Since alkyne hydrogen is highly acidic, it reacts with a Grignard reagent to form an alkynyl magnesium halide (eq. 11).
Reacting a Grignard reagent with a metal halide enables the synthesis of an alkyl metal compound. This reaction is used to industrially produce organometallic compounds (eq. 12).
Production of Grignard reagents requires various industrial techniques for raw material and solvent dehydration/drying, reaction heat reduction etc. Grignard reagents produced by employing these techniques are used to produce organometallic compounds (organotin compounds, organosilicon compounds, organoboron compounds etc.), as well as primary materials and intermediates of pharmaceuticals and agrochemicals.
Organometallic compounds
Grignard reagents are widely used to produce organometallic compounds on an industrial scale. The following are typical examples of metals, semimetals and other metallic species that are produced industrially, and their applications.
(1) Organotin compounds
Various organotin compounds can be produced by reacting Grignard reagents with tin tetrachloride.

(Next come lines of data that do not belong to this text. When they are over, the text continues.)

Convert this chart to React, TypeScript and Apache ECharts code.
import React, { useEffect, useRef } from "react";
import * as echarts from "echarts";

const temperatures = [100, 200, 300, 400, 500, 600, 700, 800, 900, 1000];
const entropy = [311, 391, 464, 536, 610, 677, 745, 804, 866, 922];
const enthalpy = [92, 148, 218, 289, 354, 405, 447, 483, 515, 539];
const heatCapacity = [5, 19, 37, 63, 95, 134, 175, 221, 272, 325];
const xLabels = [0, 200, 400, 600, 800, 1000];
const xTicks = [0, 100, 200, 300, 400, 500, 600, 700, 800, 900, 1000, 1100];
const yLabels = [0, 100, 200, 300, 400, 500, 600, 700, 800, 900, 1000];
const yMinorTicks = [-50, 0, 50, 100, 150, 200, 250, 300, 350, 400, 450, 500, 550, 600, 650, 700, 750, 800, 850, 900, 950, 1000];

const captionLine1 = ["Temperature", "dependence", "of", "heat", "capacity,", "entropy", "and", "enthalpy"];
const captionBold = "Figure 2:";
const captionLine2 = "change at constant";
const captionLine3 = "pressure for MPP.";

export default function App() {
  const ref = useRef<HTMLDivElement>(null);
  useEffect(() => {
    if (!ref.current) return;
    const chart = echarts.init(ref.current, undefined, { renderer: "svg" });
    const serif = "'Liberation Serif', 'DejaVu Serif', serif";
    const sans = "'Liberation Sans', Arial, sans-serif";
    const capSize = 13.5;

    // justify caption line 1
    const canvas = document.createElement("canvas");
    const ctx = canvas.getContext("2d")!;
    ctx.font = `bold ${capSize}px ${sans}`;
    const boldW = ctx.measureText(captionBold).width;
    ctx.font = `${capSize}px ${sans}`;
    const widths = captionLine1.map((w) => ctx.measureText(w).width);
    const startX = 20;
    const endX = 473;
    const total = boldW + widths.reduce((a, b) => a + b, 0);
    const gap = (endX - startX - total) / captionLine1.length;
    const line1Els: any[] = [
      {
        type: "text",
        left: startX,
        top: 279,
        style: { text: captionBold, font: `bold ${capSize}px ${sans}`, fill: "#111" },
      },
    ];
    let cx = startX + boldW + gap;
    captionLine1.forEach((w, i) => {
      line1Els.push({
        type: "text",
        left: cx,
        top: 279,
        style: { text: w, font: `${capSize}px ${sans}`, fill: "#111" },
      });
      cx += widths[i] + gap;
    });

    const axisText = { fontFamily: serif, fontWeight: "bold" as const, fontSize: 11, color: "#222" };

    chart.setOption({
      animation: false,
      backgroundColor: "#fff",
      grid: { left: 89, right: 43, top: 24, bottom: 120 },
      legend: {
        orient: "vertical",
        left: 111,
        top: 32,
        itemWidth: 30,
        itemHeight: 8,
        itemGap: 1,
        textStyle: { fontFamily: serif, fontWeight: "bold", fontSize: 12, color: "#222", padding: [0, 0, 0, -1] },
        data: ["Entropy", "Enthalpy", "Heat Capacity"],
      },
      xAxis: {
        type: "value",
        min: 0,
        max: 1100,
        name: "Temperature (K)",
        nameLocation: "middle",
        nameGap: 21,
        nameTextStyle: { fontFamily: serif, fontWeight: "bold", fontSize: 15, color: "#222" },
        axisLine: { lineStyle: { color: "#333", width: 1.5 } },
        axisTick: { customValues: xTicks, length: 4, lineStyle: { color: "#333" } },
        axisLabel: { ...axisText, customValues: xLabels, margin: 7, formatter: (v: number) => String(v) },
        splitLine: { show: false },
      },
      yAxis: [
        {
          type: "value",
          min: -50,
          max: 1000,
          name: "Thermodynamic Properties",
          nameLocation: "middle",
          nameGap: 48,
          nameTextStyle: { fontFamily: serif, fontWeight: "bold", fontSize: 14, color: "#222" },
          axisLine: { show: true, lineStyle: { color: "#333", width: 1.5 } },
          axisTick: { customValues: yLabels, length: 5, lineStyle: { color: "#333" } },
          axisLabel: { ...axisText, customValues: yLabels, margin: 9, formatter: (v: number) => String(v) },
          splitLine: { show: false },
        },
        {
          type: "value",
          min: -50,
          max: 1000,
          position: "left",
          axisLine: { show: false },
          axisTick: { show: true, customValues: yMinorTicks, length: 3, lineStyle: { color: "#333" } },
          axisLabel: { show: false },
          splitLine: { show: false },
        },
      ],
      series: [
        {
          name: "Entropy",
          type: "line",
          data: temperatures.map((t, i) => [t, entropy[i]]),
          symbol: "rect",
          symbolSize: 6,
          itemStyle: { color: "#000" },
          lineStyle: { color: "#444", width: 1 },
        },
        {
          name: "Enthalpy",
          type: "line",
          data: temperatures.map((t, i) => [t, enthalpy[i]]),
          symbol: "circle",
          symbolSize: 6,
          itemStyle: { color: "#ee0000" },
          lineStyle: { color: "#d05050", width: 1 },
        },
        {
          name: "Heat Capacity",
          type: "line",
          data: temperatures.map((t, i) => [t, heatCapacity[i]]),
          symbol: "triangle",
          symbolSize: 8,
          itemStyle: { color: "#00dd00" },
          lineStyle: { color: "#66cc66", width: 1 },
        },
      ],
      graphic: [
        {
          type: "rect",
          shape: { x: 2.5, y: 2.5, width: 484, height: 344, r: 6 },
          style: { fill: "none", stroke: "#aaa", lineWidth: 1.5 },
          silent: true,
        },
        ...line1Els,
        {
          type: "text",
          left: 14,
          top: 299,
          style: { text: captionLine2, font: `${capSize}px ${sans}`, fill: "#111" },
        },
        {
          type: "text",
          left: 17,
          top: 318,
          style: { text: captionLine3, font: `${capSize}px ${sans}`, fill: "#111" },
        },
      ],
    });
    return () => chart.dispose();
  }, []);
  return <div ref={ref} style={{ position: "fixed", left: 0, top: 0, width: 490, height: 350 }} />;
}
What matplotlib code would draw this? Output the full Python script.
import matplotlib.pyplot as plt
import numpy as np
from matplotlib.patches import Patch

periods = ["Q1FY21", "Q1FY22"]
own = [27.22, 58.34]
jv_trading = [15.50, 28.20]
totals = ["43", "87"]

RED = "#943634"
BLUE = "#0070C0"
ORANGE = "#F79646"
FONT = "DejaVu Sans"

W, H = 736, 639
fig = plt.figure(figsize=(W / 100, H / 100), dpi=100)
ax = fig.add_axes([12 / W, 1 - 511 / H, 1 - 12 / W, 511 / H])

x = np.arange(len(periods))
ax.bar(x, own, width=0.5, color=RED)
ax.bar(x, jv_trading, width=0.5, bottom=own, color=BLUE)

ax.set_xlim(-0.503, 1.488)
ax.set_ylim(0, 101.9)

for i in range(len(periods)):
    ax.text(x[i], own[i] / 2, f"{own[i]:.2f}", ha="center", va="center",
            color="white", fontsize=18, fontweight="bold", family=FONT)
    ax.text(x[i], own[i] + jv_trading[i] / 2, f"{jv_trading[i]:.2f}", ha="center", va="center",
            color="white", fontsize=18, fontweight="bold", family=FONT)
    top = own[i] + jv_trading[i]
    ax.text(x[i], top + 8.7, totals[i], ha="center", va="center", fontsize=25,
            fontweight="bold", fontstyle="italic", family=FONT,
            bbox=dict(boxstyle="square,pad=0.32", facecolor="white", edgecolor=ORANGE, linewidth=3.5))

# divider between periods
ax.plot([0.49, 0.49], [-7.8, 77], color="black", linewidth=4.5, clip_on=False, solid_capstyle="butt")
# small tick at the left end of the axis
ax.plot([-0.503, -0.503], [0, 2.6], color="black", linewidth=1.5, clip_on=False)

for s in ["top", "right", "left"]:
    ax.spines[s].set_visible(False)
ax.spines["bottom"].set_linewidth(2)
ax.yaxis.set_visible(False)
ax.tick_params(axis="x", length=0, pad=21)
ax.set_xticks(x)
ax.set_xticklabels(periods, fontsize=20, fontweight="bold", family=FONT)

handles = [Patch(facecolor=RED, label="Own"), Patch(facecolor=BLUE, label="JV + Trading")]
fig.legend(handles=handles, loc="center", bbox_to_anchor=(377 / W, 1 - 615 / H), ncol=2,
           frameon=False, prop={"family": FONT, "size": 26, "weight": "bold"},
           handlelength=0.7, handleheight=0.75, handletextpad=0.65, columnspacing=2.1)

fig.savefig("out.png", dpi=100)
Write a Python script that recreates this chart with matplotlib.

Organotin compounds are used as stabilizer for vinyl chloride resins, catalyst for hardening urethane, catalyst for hardening silicon resin, and other industrial purposes.
(2) Organosilicon compounds
Combinations of Grignard reagents and suitable types of raw silicon compounds enable the production of various kinds of symmetric and asymmetric di-, tri- and tetra-organosilicon compounds (eqs. 13 thru 15).
These compounds are used as protective groups in organic synthesis, metallocene catalyst materials for olefin polymerization and intermediates in pharmaceutical synthesis.
(3) Organophosphorous compounds
The phosphine compound is a typical example of industrially useful organophosphorous compounds produced using Grignard reagents. Phosphine compounds, which can be made from Grignard reagents and halide phosphates (eq. 16), are used as Wittg reagents for vitamin synthesis, the additives for various synthetic resins, and for other applications.
Phosphonium salt, R3PR’X, which can be produced by reacting the above R3P with an alkyl halide, is useful as a phase-transfer catalyst.
(4) Organoboron compounds
Phenylboronic acids, which are used for Suzuki-Miyaura cross-coupling reactions, are synthesized from Grignard reagents and boric-acid esters (eq. 17).